Hofrat Friedrich von Hessing reiste 25-Mal nach Moskau und St. Petersburg
Wieder einen Volltreffer erzielte der Gögginger Geschichtskreis mit seiner Veranstaltung über das Leben und Wirken von Friedrich Hessing, im vollbesetzten Gartensaal der Hessingburg: Dr. Heinz Münzenrieder, früherer Augsburger Stadtdirektor und Hessing-Experte freute sich vor großem Haus, die „faszinierende Person Hessing“ mit Fakten und anschaulichen Anekdoten nahe zu bringen.
Dazu öffnete die frühere Geschichtskreisvorsitzende Helga Eberle – eine anerkannte Fotokünstlerin – ihre Schatzkiste. Selbst „alte“ Gögginger konnte sie mit Bildern überraschen, die bislang nicht zu sehen waren. Und für Heinz Münzenrieder ist „der Herr Hofrat“ – der die technische Orthopädie nicht nur in Deutschland revolutionierte und der weder eine höhere Schule noch eine Universität von innen sah – ein begnadeter Präzisionshandwerker mit großem sozialen Herzen und im Selbststudium erworbener detailliertester Kenntnisse der Physiologie.

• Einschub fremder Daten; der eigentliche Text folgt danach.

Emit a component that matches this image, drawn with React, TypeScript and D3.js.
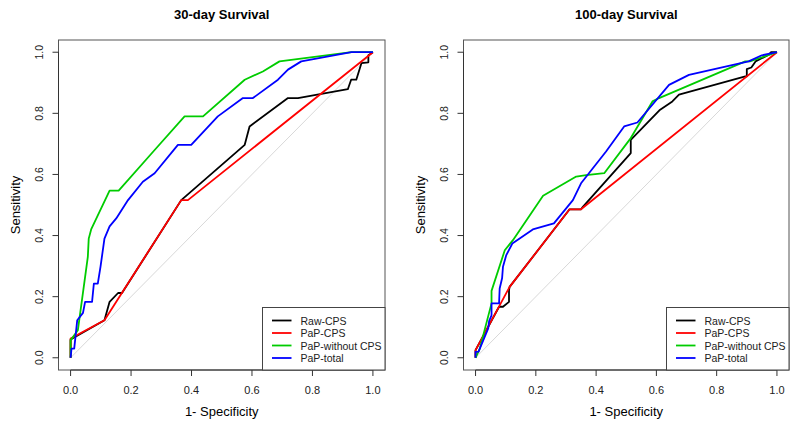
import React from "react";
import * as d3 from "d3";

type Pt = [number, number];

// 30-day survival ROC curves: [1-specificity, sensitivity]
const rawCps30: Pt[] = [[0,0],[0,0.06],[0.112,0.123],[0.129,0.183],[0.157,0.212],[0.17,0.212],[0.366,0.516],[0.576,0.697],[0.592,0.757],[0.719,0.85],[0.752,0.85],[0.917,0.879],[0.928,0.91],[0.945,0.91],[0.962,0.964],[0.985,0.967],[0.985,0.99],[1,1]];
const papCps30: Pt[] = [[0,0],[0,0.063],[0.112,0.123],[0.366,0.516],[0.388,0.516],[1,1]];
const papWithout30: Pt[] = [[0,0],[0,0.057],[0.024,0.09],[0.057,0.33],[0.06,0.39],[0.068,0.42],[0.129,0.547],[0.159,0.547],[0.278,0.68],[0.377,0.79],[0.438,0.79],[0.576,0.91],[0.636,0.937],[0.691,0.97],[0.929,1],[1,1]];
const papTotal30: Pt[] = [[0,0],[0.003,0.03],[0.012,0.03],[0.022,0.123],[0.041,0.147],[0.048,0.183],[0.071,0.183],[0.077,0.243],[0.09,0.243],[0.099,0.298],[0.112,0.39],[0.129,0.43],[0.151,0.456],[0.19,0.516],[0.239,0.576],[0.278,0.604],[0.355,0.697],[0.399,0.697],[0.487,0.79],[0.57,0.85],[0.603,0.85],[0.686,0.91],[0.719,0.943],[0.763,0.97],[0.929,1],[1,1]];

// 100-day survival ROC curves
const rawCps100: Pt[] = [[0,0],[0,0.025],[0.078,0.167],[0.091,0.167],[0.111,0.183],[0.111,0.221],[0.113,0.232],[0.312,0.486],[0.35,0.486],[0.356,0.494],[0.515,0.67],[0.515,0.713],[0.61,0.81],[0.653,0.839],[0.675,0.861],[0.895,0.921],[0.9,0.921],[0.9,0.945],[0.915,0.95],[0.929,0.97],[0.973,0.992],[0.98,1],[1,1]];
const papCps100: Pt[] = [[0,0],[0,0.025],[0.113,0.232],[0.312,0.486],[0.35,0.486],[1,1]];
const papWithout100: Pt[] = [[0,0],[0.014,0.03],[0.053,0.178],[0.053,0.219],[0.097,0.352],[0.124,0.385],[0.224,0.53],[0.334,0.593],[0.367,0.598],[0.427,0.604],[0.515,0.719],[0.587,0.839],[0.609,0.85],[0.895,0.97],[0.91,0.97],[1,1]];
const papTotal100: Pt[] = [[0,0],[0,0.019],[0.01,0.02],[0.042,0.096],[0.045,0.12],[0.053,0.139],[0.053,0.178],[0.078,0.178],[0.08,0.227],[0.088,0.26],[0.091,0.298],[0.102,0.336],[0.122,0.374],[0.19,0.42],[0.26,0.44],[0.323,0.516],[0.35,0.571],[0.433,0.675],[0.493,0.757],[0.537,0.77],[0.642,0.893],[0.708,0.926],[0.906,0.97],[0.95,0.99],[1,1]];

const seriesNames = ["Raw-CPS", "PaP-CPS", "PaP-without CPS", "PaP-total"];
const seriesColors = ["#000000", "#ff0000", "#00cc00", "#0000ff"];
const tickValues = [0, 0.2, 0.4, 0.6, 0.8, 1.0];
const panelTitles = ["30-day Survival", "100-day Survival"];
const xLabel = "1- Specificity";
const yLabel = "Sensitivity";

const panelsData: Pt[][][] = [
  [rawCps30, papCps30, papWithout30, papTotal30],
  [rawCps100, papCps100, papWithout100, papTotal100],
];

const FONT = "'Liberation Sans', Arial, Helvetica, sans-serif";

function Panel({ left, right, title, curves }: { left: number; right: number; title: string; curves: Pt[][] }) {
  const top = 40;
  const bottom = 370;
  const x = d3.scaleLinear().domain([-0.04, 1.04]).range([left, right]);
  const y = d3.scaleLinear().domain([-0.04, 1.04]).range([bottom, top]);
  const line = d3.line<Pt>().x((d) => x(d[0])).y((d) => y(d[1]));
  const cx = (left + right) / 2;
  const cy = (top + bottom) / 2;
  const legLeft = right - 122.5;
  const legTop = 307.5;
  return (
    <g>
      <text x={cx} y={19} textAnchor="middle" fontFamily={FONT} fontWeight="bold" fontSize={13} fill="#000">{title}</text>
      {/* diagonal reference */}
      <path d={line([[0, 0], [1, 1]]) || ""} stroke="#d8d8d8" strokeWidth={1} fill="none" />
      {curves.map((c, i) => (
        <path key={i} d={line(c) || ""} stroke={seriesColors[i]} strokeWidth={1.8} fill="none" strokeLinejoin="round" />
      ))}
      {/* box */}
      <rect x={left} y={top} width={right - left} height={bottom - top} fill="none" stroke="#555" strokeWidth={1} />
      {/* x axis */}
      <line x1={x(0)} x2={x(1)} y1={bottom} y2={bottom} stroke="#333" />
      {tickValues.map((t) => (
        <g key={"x" + t}>
          <line x1={x(t)} x2={x(t)} y1={bottom} y2={bottom + 6} stroke="#333" />
          <text x={x(t)} y={394} textAnchor="middle" fontFamily={FONT} fontSize={11} fill="#222">{t.toFixed(1)}</text>
        </g>
      ))}
      {/* y axis */}
      <line x1={left} x2={left} y1={y(0)} y2={y(1)} stroke="#333" />
      {tickValues.map((t) => (
        <g key={"y" + t}>
          <line x1={left} x2={left - 6} y1={y(t)} y2={y(t)} stroke="#333" />
          <text x={left - 15.5} y={y(t)} transform={`rotate(-90 ${left - 15.5} ${y(t)})`} textAnchor="middle" fontFamily={FONT} fontSize={10.5} fill="#222">{t.toFixed(1)}</text>
        </g>
      ))}
      <text x={cx} y={416} textAnchor="middle" fontFamily={FONT} fontSize={13} fill="#000">{xLabel}</text>
      <text x={left - 39} y={cy} transform={`rotate(-90 ${left - 39} ${cy})`} textAnchor="middle" fontFamily={FONT} fontSize={13} fill="#000">{yLabel}</text>
      {/* legend */}
      <rect x={legLeft} y={legTop} width={right - legLeft} height={bottom - legTop} fill="#fff" stroke="#444" strokeWidth={1} />
      {seriesNames.map((n, i) => {
        const ly = 320.5 + i * 12.5;
        return (
          <g key={n}>
            <line x1={legLeft + 9.5} x2={legLeft + 29} y1={ly} y2={ly} stroke={seriesColors[i]} strokeWidth={1.8} />
            <text x={legLeft + 38} y={ly} dominantBaseline="central" fontFamily={FONT} fontSize={10.5} fill="#222">{n}</text>
          </g>
        );
      })}
    </g>
  );
}

export default function App() {
  return (
    <svg width={800} height={431} style={{ position: "absolute", left: 0, top: 0, background: "#fff" }}>
      <rect x={0} y={0} width={800} height={431} fill="#fff" />
      <Panel left={58.5} right={385} title={panelTitles[0]} curves={panelsData[0]} />
      <Panel left={463.5} right={789} title={panelTitles[1]} curves={panelsData[1]} />
    </svg>
  );
}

Ein kleiner Schreiner wird königlicher Ritter
Der mit 1,47m Körpergröße kleine Hessing wurde der größte Pionier der Orthopädiegeschichte – Hessing kratzte am Berufsbild des an der Hochschule ausgebildeten Arztes und dies mit großen heilerischen und auch wirtschaftlichen Erfolgen. Dem amerikanischen Eisenbahnmilliardär Vanderbilt, der eine reich entlohnte Behandlung anfragte, kabelte er zurück: „Ich komme nicht nach Amerika – Der Weg von New York nach Göggingen ist ebenso weit wie umgekehrt…“ Er war – so Heinz Münzenrieder – ein Medizinmanager von einer Prägung, die es bislang noch nirgends gab: Der gelernte Schreiner und Orgelbauer Hessing aus Mittelfranken wurde von König Ludwig III. im Jahre 1913 in den Adelsstand erhoben und ging als Königlich Bayerischer Hofrat Friedrich Ritter von Hessing in die Medizingeschichte ein: Erst ein Nachruf im Jahre 1918 versuchte die neidvoll distanzierte Medizinergemeinde mit dem lediglich handwerklich vorgebildeten Orthopädiegenie zu versöhnen. Hessing starb hochbetagt im 80. Lebensjahr und hinterließ fünf Großimmobilen in Bayern und eine immer noch quicklebendige erfolgreiche Stiftung als Zentrum in Göggingen.
Vorsitzender Toni Resch dankte Heinz Münzenrieder und Helga Eberle – „beide sind Helden des Geschichtskreises“ für den Vortrag. „Hessing machte Göggingen in ganz Europa bekannt – allein 25-mal reiste er zu Vorträgen und Behandlungen nach Moskau und St. Petersburg – und ist immer bescheiden geblieben. Nicht wenigen Menschen mit kleinem Geldbeutel hat er geholfen, ohne große Rechnungen zu stellen“. Wilhelm Lunzner aus dem Vorstand der Hessing-Stiftung bestätigte, dass Hessings Biographie heute immer noch fasziniere und sich viele Mitarbeiter mit dessen Lebensleistung identifizieren können. Auch die faszinierende Hessingkirche bleibe mit dem Kurhaus ein Denkmal weit über Gögginger Grenzen hinaus.